### AVAILABLE DATA
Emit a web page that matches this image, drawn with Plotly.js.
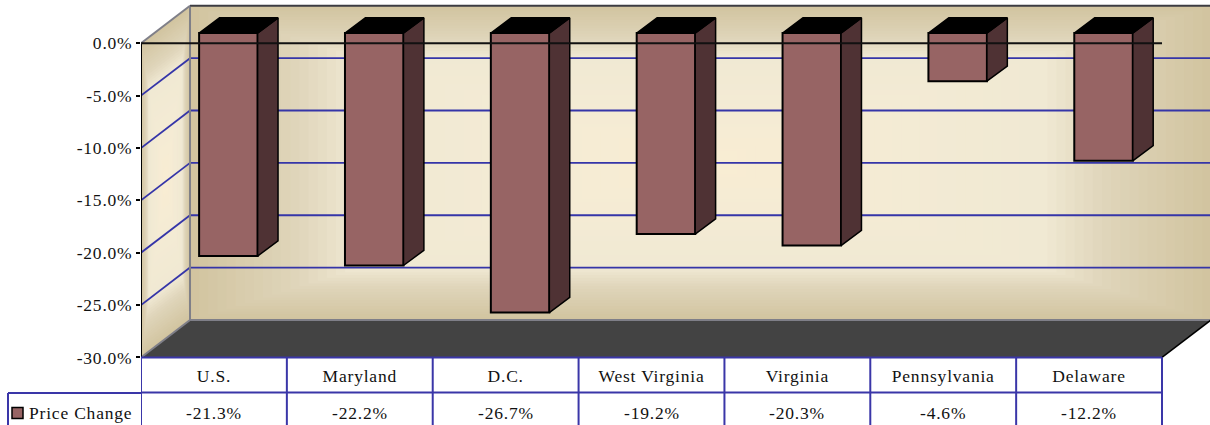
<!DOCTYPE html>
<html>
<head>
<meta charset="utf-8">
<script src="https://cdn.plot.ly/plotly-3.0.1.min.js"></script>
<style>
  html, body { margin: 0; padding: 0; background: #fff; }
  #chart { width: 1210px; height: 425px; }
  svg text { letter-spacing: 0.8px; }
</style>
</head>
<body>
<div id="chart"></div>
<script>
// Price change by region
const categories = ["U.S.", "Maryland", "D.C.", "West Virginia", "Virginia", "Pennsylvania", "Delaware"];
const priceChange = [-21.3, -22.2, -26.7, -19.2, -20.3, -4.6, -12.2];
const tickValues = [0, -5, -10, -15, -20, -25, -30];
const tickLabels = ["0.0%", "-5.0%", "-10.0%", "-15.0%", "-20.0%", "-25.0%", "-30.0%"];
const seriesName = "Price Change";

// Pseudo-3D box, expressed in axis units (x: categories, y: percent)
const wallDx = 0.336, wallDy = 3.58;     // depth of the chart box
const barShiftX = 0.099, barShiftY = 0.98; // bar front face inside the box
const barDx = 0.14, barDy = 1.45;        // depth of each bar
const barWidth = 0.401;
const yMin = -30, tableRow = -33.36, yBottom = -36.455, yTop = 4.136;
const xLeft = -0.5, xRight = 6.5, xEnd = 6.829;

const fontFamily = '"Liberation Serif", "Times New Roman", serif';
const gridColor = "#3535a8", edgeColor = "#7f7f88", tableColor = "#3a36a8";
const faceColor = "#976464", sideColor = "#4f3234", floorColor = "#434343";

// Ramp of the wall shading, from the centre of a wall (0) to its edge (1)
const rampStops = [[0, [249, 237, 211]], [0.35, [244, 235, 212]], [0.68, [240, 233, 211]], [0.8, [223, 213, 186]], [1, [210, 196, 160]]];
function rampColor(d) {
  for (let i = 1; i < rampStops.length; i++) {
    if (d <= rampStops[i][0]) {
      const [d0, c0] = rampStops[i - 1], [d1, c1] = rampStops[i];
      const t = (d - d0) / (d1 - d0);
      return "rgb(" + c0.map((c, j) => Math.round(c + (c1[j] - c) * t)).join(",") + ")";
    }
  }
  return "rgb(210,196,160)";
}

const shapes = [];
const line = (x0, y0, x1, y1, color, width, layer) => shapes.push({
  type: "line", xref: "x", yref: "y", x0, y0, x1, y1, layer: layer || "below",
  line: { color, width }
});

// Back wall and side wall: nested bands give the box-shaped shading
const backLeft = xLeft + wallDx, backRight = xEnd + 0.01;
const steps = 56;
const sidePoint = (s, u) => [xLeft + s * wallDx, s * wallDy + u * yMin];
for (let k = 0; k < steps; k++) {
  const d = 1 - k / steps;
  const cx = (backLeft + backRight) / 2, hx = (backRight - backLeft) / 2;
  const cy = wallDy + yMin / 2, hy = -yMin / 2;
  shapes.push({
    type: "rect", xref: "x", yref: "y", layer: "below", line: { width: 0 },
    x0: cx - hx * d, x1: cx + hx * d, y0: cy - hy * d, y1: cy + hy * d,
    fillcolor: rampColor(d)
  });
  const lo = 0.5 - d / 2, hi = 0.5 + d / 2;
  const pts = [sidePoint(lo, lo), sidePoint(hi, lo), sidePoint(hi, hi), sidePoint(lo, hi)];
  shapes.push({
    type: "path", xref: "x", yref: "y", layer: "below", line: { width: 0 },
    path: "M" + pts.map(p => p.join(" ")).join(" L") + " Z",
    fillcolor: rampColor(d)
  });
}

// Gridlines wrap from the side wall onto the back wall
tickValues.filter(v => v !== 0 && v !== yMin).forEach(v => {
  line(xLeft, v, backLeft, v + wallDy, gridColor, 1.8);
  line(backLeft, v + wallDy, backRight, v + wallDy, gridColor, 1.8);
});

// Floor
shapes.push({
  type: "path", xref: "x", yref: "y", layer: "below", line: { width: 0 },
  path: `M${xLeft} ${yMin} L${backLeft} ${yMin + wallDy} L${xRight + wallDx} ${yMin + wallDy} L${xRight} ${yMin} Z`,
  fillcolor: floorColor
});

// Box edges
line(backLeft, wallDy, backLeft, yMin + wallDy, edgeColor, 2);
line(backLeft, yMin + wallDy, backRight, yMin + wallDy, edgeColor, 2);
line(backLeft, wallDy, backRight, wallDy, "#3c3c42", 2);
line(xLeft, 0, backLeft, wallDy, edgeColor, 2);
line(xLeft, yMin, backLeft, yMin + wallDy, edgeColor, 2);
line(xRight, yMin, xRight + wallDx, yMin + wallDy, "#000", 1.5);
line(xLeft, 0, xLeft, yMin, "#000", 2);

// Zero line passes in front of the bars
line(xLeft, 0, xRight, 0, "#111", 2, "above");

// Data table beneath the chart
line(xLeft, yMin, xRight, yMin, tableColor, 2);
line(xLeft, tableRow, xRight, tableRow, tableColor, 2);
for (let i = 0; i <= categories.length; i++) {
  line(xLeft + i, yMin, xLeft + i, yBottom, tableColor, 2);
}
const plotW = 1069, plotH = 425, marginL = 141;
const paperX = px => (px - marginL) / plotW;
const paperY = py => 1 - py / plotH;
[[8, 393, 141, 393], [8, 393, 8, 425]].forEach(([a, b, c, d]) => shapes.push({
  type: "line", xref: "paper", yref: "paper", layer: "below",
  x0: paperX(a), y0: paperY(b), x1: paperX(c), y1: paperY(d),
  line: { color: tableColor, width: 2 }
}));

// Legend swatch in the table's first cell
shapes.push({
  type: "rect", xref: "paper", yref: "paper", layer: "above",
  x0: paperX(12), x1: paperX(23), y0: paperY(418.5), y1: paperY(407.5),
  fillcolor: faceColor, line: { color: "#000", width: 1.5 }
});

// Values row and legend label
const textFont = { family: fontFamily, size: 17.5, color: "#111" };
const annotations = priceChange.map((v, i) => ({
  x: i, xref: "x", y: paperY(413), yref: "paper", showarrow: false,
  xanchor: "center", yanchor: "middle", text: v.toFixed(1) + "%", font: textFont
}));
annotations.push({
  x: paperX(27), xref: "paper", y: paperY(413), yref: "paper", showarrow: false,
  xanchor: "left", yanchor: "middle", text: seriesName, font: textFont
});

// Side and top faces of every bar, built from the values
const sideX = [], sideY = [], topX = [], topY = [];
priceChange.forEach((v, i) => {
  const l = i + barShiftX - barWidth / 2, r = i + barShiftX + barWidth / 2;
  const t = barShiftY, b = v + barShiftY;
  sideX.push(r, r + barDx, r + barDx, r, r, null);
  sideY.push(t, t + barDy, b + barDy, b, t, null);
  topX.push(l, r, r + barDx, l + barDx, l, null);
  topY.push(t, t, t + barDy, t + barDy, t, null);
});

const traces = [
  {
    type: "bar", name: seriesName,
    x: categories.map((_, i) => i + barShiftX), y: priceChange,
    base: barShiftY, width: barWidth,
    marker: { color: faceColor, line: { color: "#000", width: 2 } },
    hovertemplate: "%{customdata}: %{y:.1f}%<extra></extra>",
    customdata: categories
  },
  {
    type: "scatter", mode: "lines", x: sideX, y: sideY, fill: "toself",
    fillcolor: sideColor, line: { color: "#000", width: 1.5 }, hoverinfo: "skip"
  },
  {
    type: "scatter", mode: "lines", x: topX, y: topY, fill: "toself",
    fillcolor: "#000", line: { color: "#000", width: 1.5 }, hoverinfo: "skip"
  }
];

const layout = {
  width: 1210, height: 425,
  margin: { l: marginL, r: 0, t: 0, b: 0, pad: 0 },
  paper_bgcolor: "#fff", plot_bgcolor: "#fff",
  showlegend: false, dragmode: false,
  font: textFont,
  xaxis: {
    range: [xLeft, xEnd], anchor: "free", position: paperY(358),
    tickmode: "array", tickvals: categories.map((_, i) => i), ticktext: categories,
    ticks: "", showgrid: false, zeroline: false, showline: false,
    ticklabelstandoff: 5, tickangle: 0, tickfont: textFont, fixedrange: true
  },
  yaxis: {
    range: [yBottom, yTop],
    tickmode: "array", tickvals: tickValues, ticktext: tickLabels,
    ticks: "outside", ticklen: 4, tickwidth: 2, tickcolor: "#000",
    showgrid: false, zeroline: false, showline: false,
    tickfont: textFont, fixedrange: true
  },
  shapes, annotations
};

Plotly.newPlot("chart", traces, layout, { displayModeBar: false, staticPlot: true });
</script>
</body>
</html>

### WHAT THE TASK ASKS
Take the lines from the start of the material to the line with "const xLeft = -0.5, xRight", both included, and transcribe them exactly without the pictures.

### PROBLEM SOLUTION
Emit a web page that matches this image, drawn with Plotly.js.
<!DOCTYPE html>
<html>
<head>
<meta charset="utf-8">
<script src="https://cdn.plot.ly/plotly-3.0.1.min.js"></script>
<style>
  html, body { margin: 0; padding: 0; background: #fff; }
  #chart { width: 1210px; height: 425px; }
  svg text { letter-spacing: 0.8px; }
</style>
</head>
<body>
<div id="chart"></div>
<script>
// Price change by region
const categories = ["U.S.", "Maryland", "D.C.", "West Virginia", "Virginia", "Pennsylvania", "Delaware"];
const priceChange = [-21.3, -22.2, -26.7, -19.2, -20.3, -4.6, -12.2];
const tickValues = [0, -5, -10, -15, -20, -25, -30];
const tickLabels = ["0.0%", "-5.0%", "-10.0%", "-15.0%", "-20.0%", "-25.0%", "-30.0%"];
const seriesName = "Price Change";

// Pseudo-3D box, expressed in axis units (x: categories, y: percent)
const wallDx = 0.336, wallDy = 3.58;     // depth of the chart box
const barShiftX = 0.099, barShiftY = 0.98; // bar front face inside the box
const barDx = 0.14, barDy = 1.45;        // depth of each bar
const barWidth = 0.401;
const yMin = -30, tableRow = -33.36, yBottom = -36.455, yTop = 4.136;
const xLeft = -0.5, xRight = 6.5, xEnd = 6.829;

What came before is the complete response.